Homme de convictions et de terrain, Jean Blocquaux, qui fut de tous les engagements du travail social, s’est éteint le 25 août, à l’âge de 76 ans. Avant que son parcours ne le mène dans la sphère politique, il avait embrassé, à un peu plus de 20 ans, une carrière d’éducateur spécialisé. C’est ainsi qu’il s’engage très tôt auprès des adolescents en difficulté, notamment en créant en 1962 à Paris, avec le père Jaouen, un foyer pour jeunes sortants de prison. Avec son épouse Monique, éducatrice elle aussi, il crée en 1976, dans les Yvelines, le premier service d’accueil d’urgence pour adolescents. En 1982, il commence son action administrative et politique en rejoignant le cabinet de Georgina Dufoix, secrétaire d’Etat à la famille, où il mène avec Jean-Pierre Rosenczveig, alors conseiller technique, l’opération « anti-été chaud » à la suite des émeutes de la banlieue lyonnaise de 1981. Il appuie en haut lieu l’organisation de la « marche des beurs ». « Il était sur l’ensemble des fronts, toujours avec la même rigueur et le même professionnalisme, dit de lui l’ancien juge des enfants, son vieux complice auprès des enfants malmenés par la vie. Jean avait des réflexions politiques à la hauteur de ses pratiques et des pratiques en conformité avec ses convictions. » Et rappelle, entre autres initiatives de Jean Blocquaux, « la rédaction d’un premier texte sur le RMI et le soutien aux femmes battues ».

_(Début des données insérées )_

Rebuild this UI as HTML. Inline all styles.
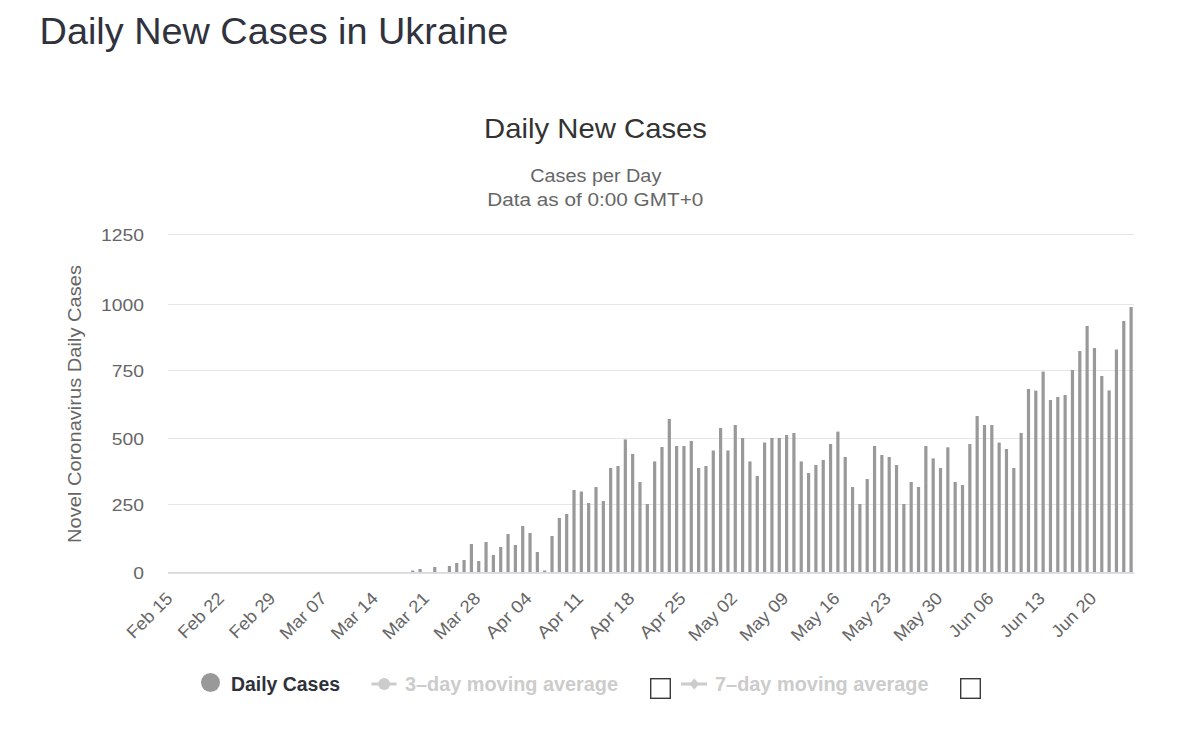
<!DOCTYPE html>
<html><head><meta charset="utf-8"><style>
html,body{margin:0;padding:0;background:#fff;}
body{width:1192px;height:733px;overflow:hidden;position:relative;}
svg{position:absolute;left:0;top:0;}
text{font-family:"Liberation Sans",sans-serif;}
</style></head><body>
<svg width="1192" height="733" viewBox="0 0 1192 733">
<text x="39.60" y="44.00" font-size="37.85" fill="#30323d">Daily New Cases in Ukraine</text>
<text x="484.00" y="137.85" font-size="28" fill="#333333" textLength="223.00" lengthAdjust="spacingAndGlyphs">Daily New Cases</text>
<text x="530.30" y="181.90" font-size="18.9" fill="#666666" textLength="131.00" lengthAdjust="spacingAndGlyphs">Cases per Day</text>
<text x="487.30" y="205.80" font-size="18.9" fill="#666666" textLength="216.00" lengthAdjust="spacingAndGlyphs">Data as of 0:00 GMT+0</text>
<rect x="168" y="234" width="966" height="1" fill="#e6e6e6"/>
<rect x="168" y="304" width="966" height="1" fill="#e6e6e6"/>
<rect x="168" y="370" width="966" height="1" fill="#e6e6e6"/>
<rect x="168" y="438" width="966" height="1" fill="#e6e6e6"/>
<rect x="168" y="504" width="966" height="1" fill="#e6e6e6"/>
<g fill="#666666" font-size="16.8">
<text x="144" y="241.3" text-anchor="end" textLength="43.00" lengthAdjust="spacingAndGlyphs">1250</text>
<text x="144" y="311.3" text-anchor="end" textLength="43.00" lengthAdjust="spacingAndGlyphs">1000</text>
<text x="144" y="377.3" text-anchor="end" textLength="32.25" lengthAdjust="spacingAndGlyphs">750</text>
<text x="144" y="445.3" text-anchor="end" textLength="32.25" lengthAdjust="spacingAndGlyphs">500</text>
<text x="144" y="511.3" text-anchor="end" textLength="32.25" lengthAdjust="spacingAndGlyphs">250</text>
<text x="144" y="579.3" text-anchor="end" textLength="10.75" lengthAdjust="spacingAndGlyphs">0</text>
</g>
<text transform="translate(80.70,543.00) rotate(-90)" font-size="18.7" fill="#666666" textLength="278.00" lengthAdjust="spacingAndGlyphs">Novel Coronavirus Daily Cases</text>
<g fill="#999999">
<rect x="411.15" y="570.5" width="3.2" height="1.5"/>
<rect x="418.48" y="569.0" width="3.2" height="3.0"/>
<rect x="433.14" y="567.0" width="3.2" height="5.0"/>
<rect x="447.80" y="566.0" width="3.2" height="6.0"/>
<rect x="455.13" y="563.0" width="3.2" height="9.0"/>
<rect x="462.46" y="560.0" width="3.2" height="12.0"/>
<rect x="469.79" y="544.0" width="3.2" height="28.0"/>
<rect x="477.12" y="561.0" width="3.2" height="11.0"/>
<rect x="484.45" y="542.0" width="3.2" height="30.0"/>
<rect x="491.78" y="555.0" width="3.2" height="17.0"/>
<rect x="499.11" y="547.0" width="3.2" height="25.0"/>
<rect x="506.44" y="534.0" width="3.2" height="38.0"/>
<rect x="513.77" y="545.0" width="3.2" height="27.0"/>
<rect x="521.10" y="526.0" width="3.2" height="46.0"/>
<rect x="528.43" y="533.0" width="3.2" height="39.0"/>
<rect x="535.76" y="552.0" width="3.2" height="20.0"/>
<rect x="543.09" y="570.5" width="3.2" height="1.5"/>
<rect x="550.42" y="536.0" width="3.2" height="36.0"/>
<rect x="557.75" y="518.0" width="3.2" height="54.0"/>
<rect x="565.08" y="514.0" width="3.2" height="58.0"/>
<rect x="572.41" y="490.0" width="3.2" height="82.0"/>
<rect x="579.75" y="491.5" width="3.2" height="80.5"/>
<rect x="587.07" y="503.0" width="3.2" height="69.0"/>
<rect x="594.40" y="487.0" width="3.2" height="85.0"/>
<rect x="601.74" y="501.0" width="3.2" height="71.0"/>
<rect x="609.06" y="468.0" width="3.2" height="104.0"/>
<rect x="616.39" y="466.0" width="3.2" height="106.0"/>
<rect x="623.73" y="439.4" width="3.2" height="132.6"/>
<rect x="631.05" y="454.0" width="3.2" height="118.0"/>
<rect x="638.38" y="482.0" width="3.2" height="90.0"/>
<rect x="645.72" y="504.0" width="3.2" height="68.0"/>
<rect x="653.04" y="461.4" width="3.2" height="110.6"/>
<rect x="660.37" y="447.0" width="3.2" height="125.0"/>
<rect x="667.71" y="419.0" width="3.2" height="153.0"/>
<rect x="675.03" y="446.0" width="3.2" height="126.0"/>
<rect x="682.36" y="446.0" width="3.2" height="126.0"/>
<rect x="689.70" y="441.0" width="3.2" height="131.0"/>
<rect x="697.02" y="468.0" width="3.2" height="104.0"/>
<rect x="704.35" y="466.0" width="3.2" height="106.0"/>
<rect x="711.69" y="450.5" width="3.2" height="121.5"/>
<rect x="719.01" y="428.0" width="3.2" height="144.0"/>
<rect x="726.34" y="450.5" width="3.2" height="121.5"/>
<rect x="733.68" y="425.0" width="3.2" height="147.0"/>
<rect x="741.00" y="438.0" width="3.2" height="134.0"/>
<rect x="748.33" y="461.4" width="3.2" height="110.6"/>
<rect x="755.67" y="476.0" width="3.2" height="96.0"/>
<rect x="763.00" y="442.5" width="3.2" height="129.5"/>
<rect x="770.32" y="438.0" width="3.2" height="134.0"/>
<rect x="777.65" y="438.0" width="3.2" height="134.0"/>
<rect x="784.99" y="435.0" width="3.2" height="137.0"/>
<rect x="792.31" y="433.0" width="3.2" height="139.0"/>
<rect x="799.64" y="461.4" width="3.2" height="110.6"/>
<rect x="806.98" y="473.0" width="3.2" height="99.0"/>
<rect x="814.30" y="465.0" width="3.2" height="107.0"/>
<rect x="821.63" y="460.0" width="3.2" height="112.0"/>
<rect x="828.97" y="444.0" width="3.2" height="128.0"/>
<rect x="836.29" y="431.6" width="3.2" height="140.4"/>
<rect x="843.62" y="457.0" width="3.2" height="115.0"/>
<rect x="850.96" y="487.0" width="3.2" height="85.0"/>
<rect x="858.28" y="504.0" width="3.2" height="68.0"/>
<rect x="865.61" y="479.0" width="3.2" height="93.0"/>
<rect x="872.95" y="446.0" width="3.2" height="126.0"/>
<rect x="880.27" y="455.0" width="3.2" height="117.0"/>
<rect x="887.60" y="457.0" width="3.2" height="115.0"/>
<rect x="894.94" y="465.0" width="3.2" height="107.0"/>
<rect x="902.26" y="504.0" width="3.2" height="68.0"/>
<rect x="909.59" y="482.0" width="3.2" height="90.0"/>
<rect x="916.93" y="487.0" width="3.2" height="85.0"/>
<rect x="924.25" y="446.0" width="3.2" height="126.0"/>
<rect x="931.58" y="458.4" width="3.2" height="113.6"/>
<rect x="938.92" y="468.0" width="3.2" height="104.0"/>
<rect x="946.25" y="447.3" width="3.2" height="124.7"/>
<rect x="953.57" y="482.0" width="3.2" height="90.0"/>
<rect x="960.91" y="485.0" width="3.2" height="87.0"/>
<rect x="968.24" y="444.0" width="3.2" height="128.0"/>
<rect x="975.56" y="416.0" width="3.2" height="156.0"/>
<rect x="982.89" y="425.0" width="3.2" height="147.0"/>
<rect x="990.23" y="425.0" width="3.2" height="147.0"/>
<rect x="997.55" y="442.6" width="3.2" height="129.4"/>
<rect x="1004.88" y="449.0" width="3.2" height="123.0"/>
<rect x="1012.22" y="468.0" width="3.2" height="104.0"/>
<rect x="1019.54" y="433.0" width="3.2" height="139.0"/>
<rect x="1026.88" y="389.0" width="3.2" height="183.0"/>
<rect x="1034.21" y="390.6" width="3.2" height="181.4"/>
<rect x="1041.54" y="371.6" width="3.2" height="200.4"/>
<rect x="1048.87" y="400.0" width="3.2" height="172.0"/>
<rect x="1056.20" y="397.0" width="3.2" height="175.0"/>
<rect x="1063.53" y="395.0" width="3.2" height="177.0"/>
<rect x="1070.86" y="370.0" width="3.2" height="202.0"/>
<rect x="1078.19" y="351.0" width="3.2" height="221.0"/>
<rect x="1085.52" y="326.0" width="3.2" height="246.0"/>
<rect x="1092.85" y="348.0" width="3.2" height="224.0"/>
<rect x="1100.18" y="376.0" width="3.2" height="196.0"/>
<rect x="1107.51" y="390.4" width="3.2" height="181.6"/>
<rect x="1114.84" y="349.5" width="3.2" height="222.5"/>
<rect x="1122.17" y="321.0" width="3.2" height="251.0"/>
<rect x="1129.50" y="307.0" width="3.2" height="265.0"/>
</g>
<rect x="168" y="572.2" width="966" height="1.4" fill="#cbd0d8"/>
<g fill="#666666" font-size="17.5">
<text transform="translate(173.76,599.5) rotate(-45)" text-anchor="end" textLength="56.7" lengthAdjust="spacingAndGlyphs">Feb 15</text>
<text transform="translate(225.07,599.5) rotate(-45)" text-anchor="end" textLength="56.7" lengthAdjust="spacingAndGlyphs">Feb 22</text>
<text transform="translate(276.38,599.5) rotate(-45)" text-anchor="end" textLength="56.7" lengthAdjust="spacingAndGlyphs">Feb 29</text>
<text transform="translate(327.69,599.5) rotate(-45)" text-anchor="end" textLength="57.9" lengthAdjust="spacingAndGlyphs">Mar 07</text>
<text transform="translate(379.00,599.5) rotate(-45)" text-anchor="end" textLength="57.9" lengthAdjust="spacingAndGlyphs">Mar 14</text>
<text transform="translate(430.31,599.5) rotate(-45)" text-anchor="end" textLength="57.9" lengthAdjust="spacingAndGlyphs">Mar 21</text>
<text transform="translate(481.62,599.5) rotate(-45)" text-anchor="end" textLength="57.9" lengthAdjust="spacingAndGlyphs">Mar 28</text>
<text transform="translate(532.93,599.5) rotate(-45)" text-anchor="end" textLength="57.0" lengthAdjust="spacingAndGlyphs">Apr 04</text>
<text transform="translate(584.25,599.5) rotate(-45)" text-anchor="end" textLength="57.0" lengthAdjust="spacingAndGlyphs">Apr 11</text>
<text transform="translate(635.55,599.5) rotate(-45)" text-anchor="end" textLength="57.0" lengthAdjust="spacingAndGlyphs">Apr 18</text>
<text transform="translate(686.86,599.5) rotate(-45)" text-anchor="end" textLength="57.0" lengthAdjust="spacingAndGlyphs">Apr 25</text>
<text transform="translate(738.18,599.5) rotate(-45)" text-anchor="end" textLength="60.5" lengthAdjust="spacingAndGlyphs">May 02</text>
<text transform="translate(789.49,599.5) rotate(-45)" text-anchor="end" textLength="60.5" lengthAdjust="spacingAndGlyphs">May 09</text>
<text transform="translate(840.79,599.5) rotate(-45)" text-anchor="end" textLength="60.5" lengthAdjust="spacingAndGlyphs">May 16</text>
<text transform="translate(892.10,599.5) rotate(-45)" text-anchor="end" textLength="60.5" lengthAdjust="spacingAndGlyphs">May 23</text>
<text transform="translate(943.42,599.5) rotate(-45)" text-anchor="end" textLength="60.5" lengthAdjust="spacingAndGlyphs">May 30</text>
<text transform="translate(994.73,599.5) rotate(-45)" text-anchor="end" textLength="55.1" lengthAdjust="spacingAndGlyphs">Jun 06</text>
<text transform="translate(1046.04,599.5) rotate(-45)" text-anchor="end" textLength="55.1" lengthAdjust="spacingAndGlyphs">Jun 13</text>
<text transform="translate(1097.35,599.5) rotate(-45)" text-anchor="end" textLength="55.1" lengthAdjust="spacingAndGlyphs">Jun 20</text>
</g>
<circle cx="210.5" cy="682.5" r="9.5" fill="#999999"/>
<text x="231.00" y="690.90" font-size="19.5" fill="#2f313a" font-weight="bold" textLength="109.00" lengthAdjust="spacingAndGlyphs">Daily Cases</text>
<rect x="371.5" y="682.5" width="25" height="3" fill="#cccccc"/>
<circle cx="384.2" cy="684" r="6" fill="#cccccc"/>
<text x="405.00" y="690.90" font-size="19.5" fill="#cccccc" font-weight="bold" textLength="213.00" lengthAdjust="spacingAndGlyphs">3–day moving average</text>
<rect x="650.7" y="678.7" width="19.6" height="19.6" fill="#fff" stroke="#3a3a3a" stroke-width="1.4"/>
<rect x="681" y="682.5" width="26" height="3" fill="#cccccc"/>
<path d="M694.3 678.5 L699.3 684 L694.3 689.5 L689.3 684 Z" fill="#cccccc"/>
<text x="715.00" y="690.90" font-size="19.5" fill="#cccccc" font-weight="bold" textLength="213.50" lengthAdjust="spacingAndGlyphs">7–day moving average</text>
<rect x="960.7" y="678.7" width="19.6" height="19.6" fill="#fff" stroke="#3a3a3a" stroke-width="1.4"/>
</svg>
</body></html>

Deux ans après être devenu le directeur de cabinet d’Hélène Dorlhac de Borne, secrétaire d’Etat chargée de la famille, auprès de qui il participe à l’élaboration de la loi de 1989 relative à la prévention des mauvais traitements à l’égard des mineurs et à la protection de l’enfance, l’ancien éducateur quitte son poste sur fond de désaccord avec le gouvernement Rocard sur la politique du logement. A l’inspection générale des affaires sociales, il devient médiateur dans le conflit qui oppose en 1991 l’Etat aux assistants de service social qui réclament… la reconnaissance de leur diplôme au niveau II. Celui qui fut, en tant que militant, l’un des négociateurs de la convention collective du 15 mars 1966, rédige un rapport sur la rénovation des conditions d’exercice des professionnels de l’action sociale. « Depuis le rapport Bianco-Lamy en 1979, il n’y a pas eu de réflexion globale et politique sur le travail social. On empile les lois sans réfléchir aux ouvriers qui travaillent le produit. Comment, dans ces conditions, peut-il se réadapter aux nouvelles problématiques ? », confiait-il en 2006 aux ASH (voir ASH magazine n° 14 du 7-04-06, page 6). En 2000, ce fervent serviteur de l’Etat prend la tête de la Commission nationale consultative des gens du voyage jusqu’en 2005, date à laquelle il cosigne un rapport sur les mineurs isolés, qui prédisait déjà « la présence sans doute pérenne » de ce public sur le territoire et appelait à une « clarification des positions institutionnelles ». Egalement engagé sur les sujets de coopération internationale – il s’est personnellement investi dans l’aide aux victimes de l’agent orange au Vietnam –, il s’attelait la même année à la création d’une inspection générale des affaires sociales en Roumanie.
Malgré la maladie, l’inspecteur général honoraire des affaires sociales n’a pas baissé sa garde. Il était notamment président de Coordination Toxicomanies, dans le XVIIIe arrondissement de Paris, et membre du conseil d’administration de l’association Aurore. Il avait rencontré cette dernière en lui proposant d’intégrer la structure de soins de personnes en addictions créée par Kate Barry, dans l’Aisne. « C’était quelqu’un de très engagé et de très humain. Il gardait, malgré son parcours, un regard d’éducateur avec beaucoup de recul et beaucoup d’empathie », se souvient Eric Pliez, directeur général d’Aurore.